Colonization I definately had it's flaws. This new version is a much tighter and well designed game, in spite of some bugs that are always going to be there in games.
The reason that I prefer Col 1 is because it had atmosphere. The game had multiple phases. You weren't even thinking about independance when you got off the boat. There was much more of a challenge from other Europeans and natives, and you simply can't include all of that in a 300 turn game. The independance game here is a good game and I enjoy it, but that was only a part of Colonization I.
My feelings exactly. Col I would probably not be very enjoyable now to those who never played it back then; but it was longer and had more diversity than the present game. In addition to that, Col II is full of stupid and annoying bugs and bad decisions, such as tying the increase of the king's army to your production of liberty bells. In the old game, the king simply increased his army over time, so the sooner you declared independence the better, but you never had to be afraid of producing efficient colonies with the aid of liberty bells. And you went through several phases before it was time to prepare for the revolution - just as happened in the history of our world.
I think the best system for the expansion of the REF would be the old "time" one plus extra additions every time you annoy the king by refusing a tax raise or a request for a contribution. That would make some sense.
I think there are quite a few things in the original game that should be brought back. When it comes to the scouts, I can think of the following list: fewer treasure troves, even with the FFs who help you find even more of them with better results. The old game had the message "You find nothing but rumours" until you had acquired a certain FF that "made all rumours true". That is to say, until you had acquired that FF (was it Coronado?) you mostly didn't find a treasure, though sometimes it did happen. Now you always get a treasure, it seems. Far overpowered. Also, back then you had better let your scout escort the treasure to the nearest city, because otherwise it would probably get ambushed and stolen by the Indians. Then there was the "goody hut" which lead to the message "Your expedition has disappeared without a trace!" And then there was the one where you found a burial mound and got the following alternatives: "Let's search it for treasure" and "No, stay away from those!" If you did search the mounds, sometimes you found a treasure, sometimes you only found cold and damp chambers and sometimes you annoyed the local Indian tribe so much for desecrating the tombs of their ancestors that they hated you for many turns afterwards and very probably killed your scout before he could get back to safe territory, and anyone else from your colonies they encountered. If they lived nearby, they also attacked your settlements and tried to kill you. And there was the goody hut where you found a member of a lost European colony who gladly joined your civilization. And the Fountain of Youth, which I loved and which could be brought back with perhaps 3 extra colonists instead of so as not to make it overpowered.
The new result where your scout gets promotions from a goody hut is from Civ IV, of course, and a good feature to include.
Also, in the original game the Indians sometimes did mischief even if they were pleased with you.

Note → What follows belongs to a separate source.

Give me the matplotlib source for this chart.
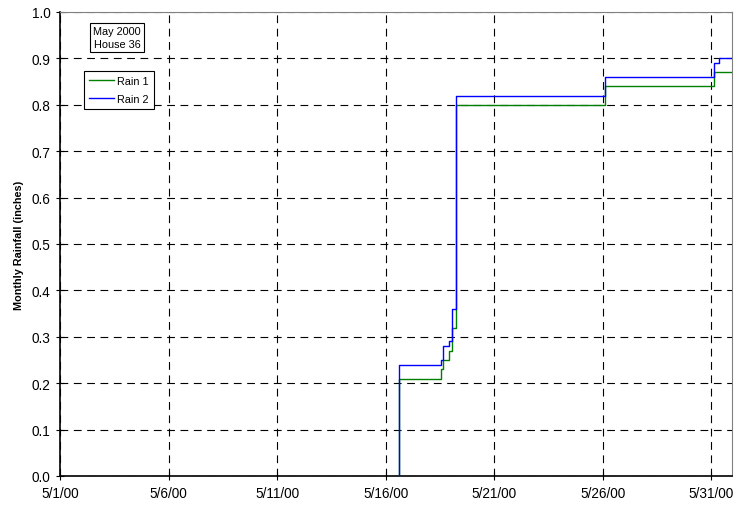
import matplotlib
matplotlib.use("Agg")
import matplotlib.pyplot as plt
import matplotlib.dates as mdates
import pandas as pd
from matplotlib.ticker import FuncFormatter, MultipleLocator

plt.rcParams['font.family'] = ['Liberation Sans', 'DejaVu Sans']

# lecturas acumuladas (hora, pulgadas)
rain1_times = ["2000-05-16 15:20", "2000-05-16 15:20", "2000-05-18 13:30", "2000-05-18 15:50",
               "2000-05-18 22:30", "2000-05-19 01:10", "2000-05-19 06:00", "2000-05-26 02:50",
               "2000-05-31 03:20", "2000-05-31 23:00"]
rain1_vals = [0.0, 0.21, 0.23, 0.25, 0.27, 0.32, 0.80, 0.84, 0.87, 0.87]

rain2_times = ["2000-05-16 15:20", "2000-05-16 15:20", "2000-05-18 13:30", "2000-05-18 15:50",
               "2000-05-18 22:30", "2000-05-19 01:10", "2000-05-19 06:00", "2000-05-26 02:50",
               "2000-05-31 03:20", "2000-05-31 08:10", "2000-05-31 23:00"]
rain2_vals = [0.0, 0.24, 0.25, 0.28, 0.29, 0.36, 0.82, 0.86, 0.89, 0.90, 0.90]

fig = plt.figure(figsize=(7.36, 5.10), dpi=100)
ax = fig.add_axes([60 / 736, 33 / 510, 672 / 736, 464 / 510])

t1 = pd.to_datetime(rain1_times)
t2 = pd.to_datetime(rain2_times)
ax.step(t1, rain1_vals, where='post', color='#008000', lw=1.0, label='Rain 1', zorder=3)
ax.step(t2, rain2_vals, where='post', color='#0000FF', lw=1.0, label='Rain 2', zorder=4)

ax.set_xlim(pd.Timestamp("2000-05-01"), pd.Timestamp("2000-05-31 23:00"))
ax.set_ylim(0, 1.0)
ax.yaxis.set_major_locator(MultipleLocator(0.1))
ax.yaxis.set_major_formatter(FuncFormatter(lambda v, p: f"{v:.1f}"))
ax.xaxis.set_major_locator(mdates.DayLocator(bymonthday=[1, 6, 11, 16, 21, 26, 31]))
ax.xaxis.set_major_formatter(FuncFormatter(
    lambda v, p: "{d.month}/{d.day}/{y:02d}".format(d=mdates.num2date(v), y=mdates.num2date(v).year % 100)))

ax.grid(True, color='black', linestyle=(0, (7, 5)), linewidth=0.8, zorder=1)
ax.tick_params(direction='inout', length=6, width=0.8, labelsize=9.8, pad=4)

for s in ['top', 'right']:
    ax.spines[s].set_color('#808080')
for s in ['left', 'bottom']:
    ax.spines[s].set_color('black')
    ax.spines[s].set_linewidth(1.2)

ax.set_ylabel('Monthly Rainfall (inches)', fontsize=7.8, fontweight='bold', labelpad=5)

ax.text(0.085, 0.945, "May 2000\nHouse 36", transform=ax.transAxes, ha='center', va='center',
        fontsize=7.8, linespacing=1.3,
        bbox=dict(boxstyle='square,pad=0.3', fc='white', ec='black', lw=0.8))

leg = ax.legend(loc='upper left', bbox_to_anchor=(0.027, 0.885), fontsize=7.8, frameon=True,
                fancybox=False, edgecolor='black', framealpha=1, handlelength=2.3,
                handletextpad=0.3, borderpad=0.5, labelspacing=0.7)
leg.get_frame().set_linewidth(0.8)

plt.savefig('out.png', dpi=100)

Some young braves decided that it would be cool to attack one of your settlements, and if they succeeded, they burned down something (usually the docks or your recently finished sawmill) or stole a lot of stuff from your warehouses. They even stole timber! (LOL. Why not let them set fire to it, the way they loved doing to the docks?) They loved stealing horses - a realistic feature. Sometimes, they killed one of your settlers, but that mostly happened if the whole tribe (or a nearby village) had become suspicious and angry. They often cooled down after such an attack.
But the Indians very seldom destroyed a settlement completely. They only way that could happen was if they made reepated attacks and killed off one colonist at a time until there was nobody left in the colony. That only happened if there was a full-scale war going on between the indians and that European colonizing power. But the "Indians attack and raze the city!" feature in Col II has been lifted straght from Civilization. I'm a bit doutbful about it, since it seems to benefit you against the AI European civs. Unbalanced.
In old Col, your newest settlements, the ones where you hadn't achieved 50 % revolutionary spirit, sometimes spawned United Empire Loyalists who attacked your garrison and, if successful, captured the town and held it for the king. The settlement had a pro-king defence bonus based on how many of the population supported him. Not only is that a rather neat game feature, but it is also historically accurate. The typical American "Tory" was not an aristocrat; the American elite were not against the revolution, they led it. The loyalists were usually members of marginalized groups such as ethnic or religious minorities, or backwoodsmen who hated and distrusted "the east coast establishment" (the concept existed even back then), so if the east coast establishment was against the king, by gum, they were for him!
A final observation: Why on earth did the people at Firaxis decide to actually dumb down the game and make it shorter? Very unlike them. What I should really like to see is a game the same length as the original one, with plenty of time for the various phases: your first settlements and exploration, fighting the Indians or managing to reach an accommodation, fighting back encroaching fellow Europeans (this was often an issue throughout the game after the first few turns and ensured that you always kept your settlements well garrisoned unless you wanted to lose them), building up your economy and infrastructure and then deciding that the king's army was becoming alarmingly large, and his tax demands really too much, so you had better get ready to rebel against him.